Given material
────────────────────────────────────────
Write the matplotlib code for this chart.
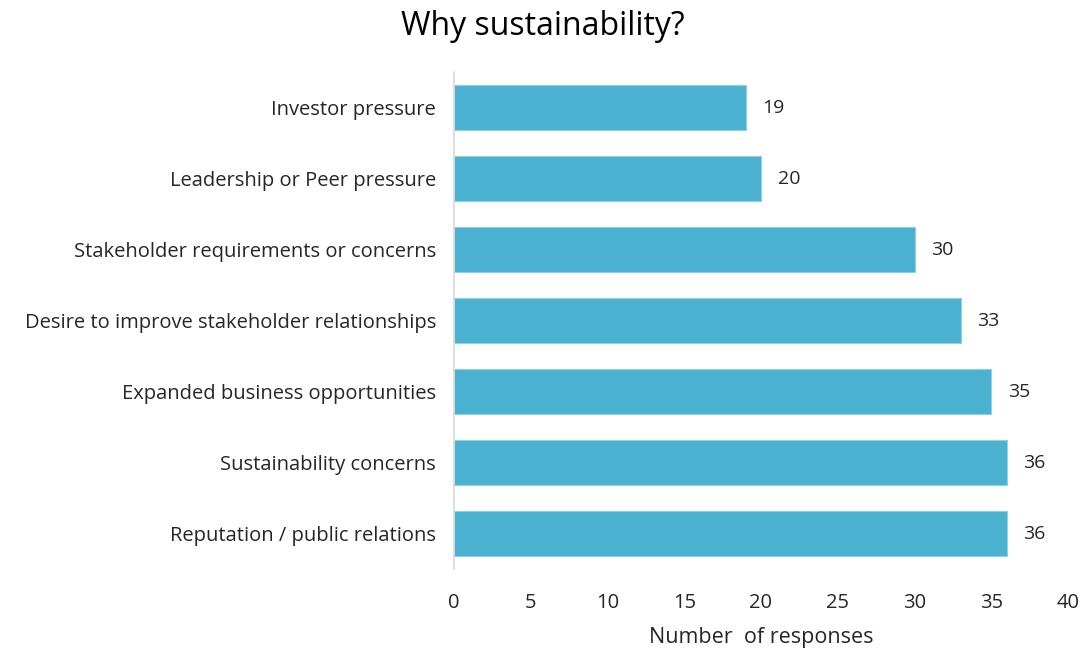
import matplotlib
matplotlib.use("Agg")
import matplotlib.pyplot as plt

plt.rcParams["font.family"] = ["Open Sans", "DejaVu Sans"]

categories = [
    "Investor pressure",
    "Leadership or Peer pressure",
    "Stakeholder requirements or concerns",
    "Desire to improve stakeholder relationships",
    "Expanded business opportunities",
    "Sustainability concerns",
    "Reputation / public relations",
]
responses = [19, 20, 30, 33, 35, 36, 36]
xticks = [0, 5, 10, 15, 20, 25, 30, 35, 40]

BAR = "#4bb1d0"
TEXT = "#262626"

fig = plt.figure(figsize=(10.85, 6.53), dpi=100)
ax = fig.add_axes([454 / 1085, 1 - 569 / 653, (1068 - 454) / 1085, (569 - 72) / 653])

ypos = list(range(len(categories)))
ax.barh(ypos, responses, height=0.64, color=BAR, edgecolor="#8fd0e3", linewidth=0.8, zorder=2)
for y, v in zip(ypos, responses):
    ax.annotate(str(v), (v, y), xytext=(12, 0), textcoords="offset points",
                ha="left", va="center", fontsize=14, color=TEXT)

ax.set_ylim(len(categories) - 0.5, -0.5)
ax.set_yticks(ypos)
ax.set_yticklabels(categories, fontsize=14.5, color=TEXT)
ax.set_xlim(0, 40)
ax.set_xticks(xticks)
ax.set_xticklabels([str(t) for t in xticks], fontsize=14.5, color=TEXT)
ax.tick_params(axis="both", length=0)
ax.tick_params(axis="y", pad=13)
ax.tick_params(axis="x", pad=17)

for side in ("top", "right", "bottom"):
    ax.spines[side].set_visible(False)
ax.spines["left"].set_color("#d9d9d9")
ax.spines["left"].set_linewidth(1.2)

ax.set_xlabel("Number  of responses", fontsize=15.5, color=TEXT, labelpad=10)
fig.suptitle("Why sustainability?", fontsize=23, color="#000000", y=0.985)

fig.savefig("out.png", dpi=100, facecolor="white")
────────────────────────────────────────
Reproduce the whole listing word for word, setting aside any pictures.

Write the matplotlib code for this chart.
import matplotlib
matplotlib.use("Agg")
import matplotlib.pyplot as plt

plt.rcParams["font.family"] = ["Open Sans", "DejaVu Sans"]

categories = [
    "Investor pressure",
    "Leadership or Peer pressure",
    "Stakeholder requirements or concerns",
    "Desire to improve stakeholder relationships",
    "Expanded business opportunities",
    "Sustainability concerns",
    "Reputation / public relations",
]
responses = [19, 20, 30, 33, 35, 36, 36]
xticks = [0, 5, 10, 15, 20, 25, 30, 35, 40]

BAR = "#4bb1d0"
TEXT = "#262626"

fig = plt.figure(figsize=(10.85, 6.53), dpi=100)
ax = fig.add_axes([454 / 1085, 1 - 569 / 653, (1068 - 454) / 1085, (569 - 72) / 653])

ypos = list(range(len(categories)))
ax.barh(ypos, responses, height=0.64, color=BAR, edgecolor="#8fd0e3", linewidth=0.8, zorder=2)
for y, v in zip(ypos, responses):
    ax.annotate(str(v), (v, y), xytext=(12, 0), textcoords="offset points",
                ha="left", va="center", fontsize=14, color=TEXT)

ax.set_ylim(len(categories) - 0.5, -0.5)
ax.set_yticks(ypos)
ax.set_yticklabels(categories, fontsize=14.5, color=TEXT)
ax.set_xlim(0, 40)
ax.set_xticks(xticks)
ax.set_xticklabels([str(t) for t in xticks], fontsize=14.5, color=TEXT)
ax.tick_params(axis="both", length=0)
ax.tick_params(axis="y", pad=13)
ax.tick_params(axis="x", pad=17)

for side in ("top", "right", "bottom"):
    ax.spines[side].set_visible(False)
ax.spines["left"].set_color("#d9d9d9")
ax.spines["left"].set_linewidth(1.2)

ax.set_xlabel("Number  of responses", fontsize=15.5, color=TEXT, labelpad=10)
fig.suptitle("Why sustainability?", fontsize=23, color="#000000", y=0.985)

fig.savefig("out.png", dpi=100, facecolor="white")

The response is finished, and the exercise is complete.